The U.S. has been “abusing export controls” and “politicizing tech and trade issues and using them as a tool and weapon” to “hold on to its hegemony and serve its selfish agenda,” Chinese foreign ministry spokesperson Mao Ning said in response to a question about a reported agreement on chip controls between the U.S., the Netherlands and Japan (see 2301270002). “China is firmly against this,” she said at a regularly scheduled press conference Jan. 30. “Such practices serve no one’s interests. They destabilize global industrial and supply chains and have given rise to global concerns.”
The upcoming U.S. outbound investment review tool probably won’t be used to unwind past deals, and will likely only target investments in specific, sensitive technology areas, said Laura Black, a former Treasury Department official.

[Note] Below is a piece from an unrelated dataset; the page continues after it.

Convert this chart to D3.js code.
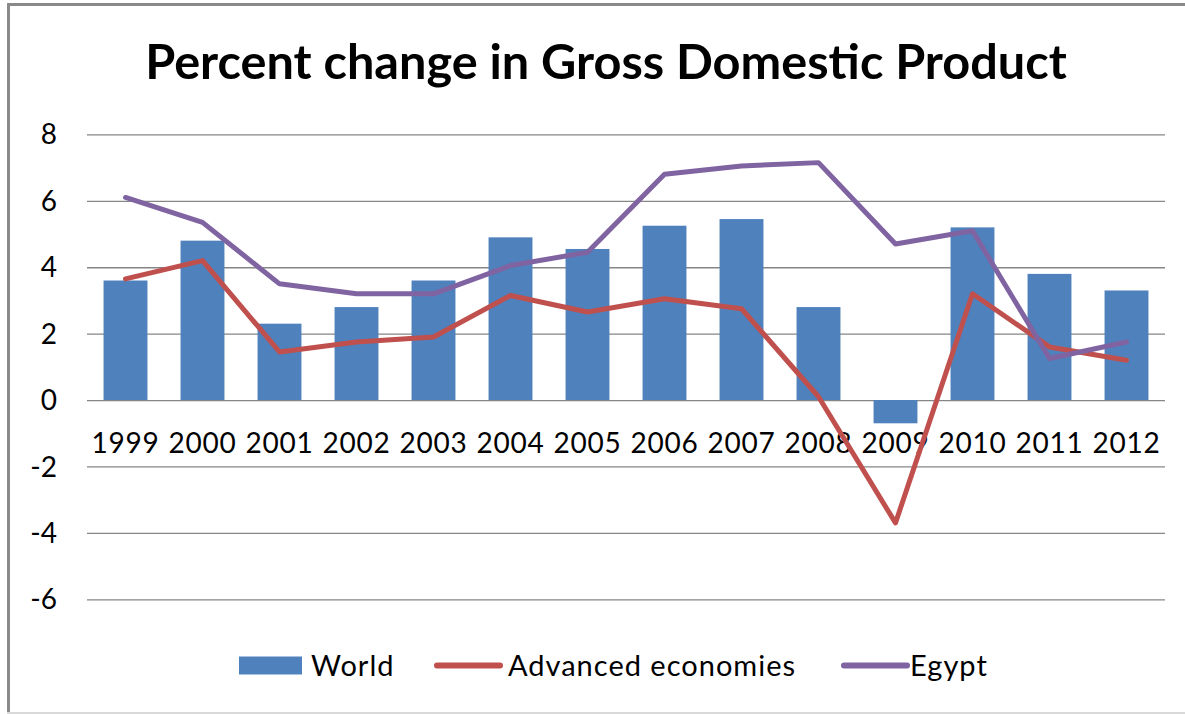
<!DOCTYPE html>
<html>
<head>
<meta charset="utf-8">
<script src="https://cdnjs.cloudflare.com/ajax/libs/d3/7.8.5/d3.min.js"></script>
<style>
  html, body { margin: 0; padding: 0; background: #fff; }
  svg { display: block; }
</style>
</head>
<body>
<div id="chart"></div>
<script>
// Values
const years = ["1999","2000","2001","2002","2003","2004","2005","2006","2007","2008","2009","2010","2011","2012"];
const world = [3.6, 4.8, 2.3, 2.8, 3.6, 4.9, 4.55, 5.25, 5.45, 2.8, -0.7, 5.2, 3.8, 3.3];
const advanced = [3.65, 4.2, 1.45, 1.75, 1.9, 3.15, 2.65, 3.05, 2.75, 0.1, -3.7, 3.2, 1.6, 1.2];
const egypt = [6.1, 5.35, 3.5, 3.2, 3.2, 4.05, 4.45, 6.8, 7.05, 7.15, 4.7, 5.1, 1.25, 1.75];
const yTicks = [-6, -4, -2, 0, 2, 4, 6, 8];
const seriesNames = ["World", "Advanced economies", "Egypt"];

const width = 1185;
const height = 714;
const colors = { World: "#4F81BD", "Advanced economies": "#C0504D", Egypt: "#8064A2" };
const font = "Lato, 'Open Sans', sans-serif";

const svg = d3.select("#chart")
  .append("svg")
  .attr("width", width)
  .attr("height", height);

// chart frame (left + top dark, bottom light, right is cut off)
svg.append("line").attr("x1", 8.5).attr("x2", 8.5).attr("y1", 3).attr("y2", 714)
  .attr("stroke", "#8a8a8a").attr("stroke-width", 3);
svg.append("line").attr("x1", 7).attr("x2", width).attr("y1", 4.5).attr("y2", 4.5)
  .attr("stroke", "#8a8a8a").attr("stroke-width", 3);
svg.append("line").attr("x1", 7).attr("x2", width).attr("y1", 713).attr("y2", 713)
  .attr("stroke", "#d9d9d9").attr("stroke-width", 2);

// scales
const x = d3.scaleBand().domain(years).range([87, 1165])
  .paddingInner(0.43).paddingOuter(0.215);
const y = d3.scaleLinear().domain([-6, 8]).range([599.3, 134.4]);
const cx = d => x(d) + x.bandwidth() / 2;

// title, sized so it spans the same width as the picture
const title = svg.append("text")
  .attr("x", 606)
  .attr("y", 79)
  .attr("text-anchor", "middle")
  .attr("font-family", font)
  .attr("font-weight", "bold")
  .attr("font-size", 46)
  .attr("fill", "#000")
  .text("Percent change in Gross Domestic Product");
const tw = title.node().getComputedTextLength();
title.attr("font-size", 46 * 922 / tw);

// gridlines + y axis labels (plain hyphen for negatives, like Excel)
const yAxis = d3.axisLeft(y).tickValues(yTicks).tickFormat(d => String(d))
  .tickSize(-(1165 - 87)).tickPadding(30);
const gy = svg.append("g").attr("transform", "translate(87,0)").call(yAxis);
gy.select(".domain").remove();
gy.selectAll(".tick line").attr("stroke", "#868686").attr("stroke-width", 1.3);
gy.selectAll(".tick text")
  .attr("font-family", font)
  .attr("font-size", 28)
  .attr("fill", "#000")
  .attr("dy", "0.34em");

// bars
svg.append("g").selectAll("rect")
  .data(years)
  .enter()
  .append("rect")
  .attr("x", d => x(d))
  .attr("width", x.bandwidth())
  .attr("y", (d, i) => y(Math.max(0, world[i])))
  .attr("height", (d, i) => Math.abs(y(world[i]) - y(0)))
  .attr("fill", colors.World);

// category labels sit just under the zero line
const xAxis = d3.axisBottom(x).tickSize(0).tickPadding(33);
const gx = svg.append("g").attr("transform", "translate(0," + y(0) + ")").call(xAxis);
gx.select(".domain").remove();
gx.selectAll(".tick text")
  .attr("font-family", font)
  .attr("font-size", 28)
  .attr("letter-spacing", "0.8px")
  .attr("fill", "#000");

// lines, drawn over the labels like in the picture
const line = d3.line()
  .x(d => cx(d.year))
  .y(d => y(d.value));

[["Advanced economies", advanced], ["Egypt", egypt]].forEach(([name, values]) => {
  svg.append("path")
    .datum(years.map((yr, i) => ({ year: yr, value: values[i] })))
    .attr("d", line)
    .attr("fill", "none")
    .attr("stroke", colors[name])
    .attr("stroke-width", 5)
    .attr("stroke-linejoin", "round")
    .attr("stroke-linecap", "round");
});

// legend
const legendY = 665.5;
const legend = svg.append("g");
const legendPos = [
  { name: seriesNames[0], sx: 239, tx: 311 },
  { name: seriesNames[1], sx: 434, tx: 508 },
  { name: seriesNames[2], sx: 841, tx: 910 }
];
legendPos.forEach((d, i) => {
  if (i === 0) {
    legend.append("rect")
      .attr("x", d.sx).attr("y", legendY - 9)
      .attr("width", 63).attr("height", 18)
      .attr("fill", colors[d.name]);
  } else {
    legend.append("line")
      .attr("x1", d.sx + 3).attr("x2", d.sx + 66)
      .attr("y1", legendY).attr("y2", legendY)
      .attr("stroke", colors[d.name])
      .attr("stroke-width", 6)
      .attr("stroke-linecap", "round");
  }
  legend.append("text")
    .attr("x", d.tx)
    .attr("y", legendY)
    .attr("dy", "0.36em")
    .attr("font-family", font)
    .attr("font-size", 29)
    .attr("letter-spacing", "1px")
    .attr("fill", "#000")
    .text(d.name);
});
</script>
</body>
</html>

But she said companies still should prepare for a new outbound investment executive order and be ready for other jurisdictions to implement their own outbound investment controls, including in the EU.
A former undersecretary of Commerce now at the Center for Strategic and International Studies, Bill Reinsch, said there has been relatively little impact on chip companies and chipmaking equipment companies from export controls on sales to China announced last October (see 2210070049).
Japan and the Netherlands will soon join the U.S. in imposing export restrictions on certain advanced semiconductor machinery destined to China, Bloomberg reported Jan. 26. Although the three countries have been discussing the controls for months, the report said talks were expected to conclude Jan. 27 and would result in new, expanded Dutch restrictions on ASML and new Japanese controls on Nikon. The Netherlands will prevent ASML from selling “at least some” of its deep ultraviolet lithography machines to China (see 2301250022), with Japan setting “similar limits” on Nikon, the report said, adding that the countries haven’t yet decided on a date for a public announcement.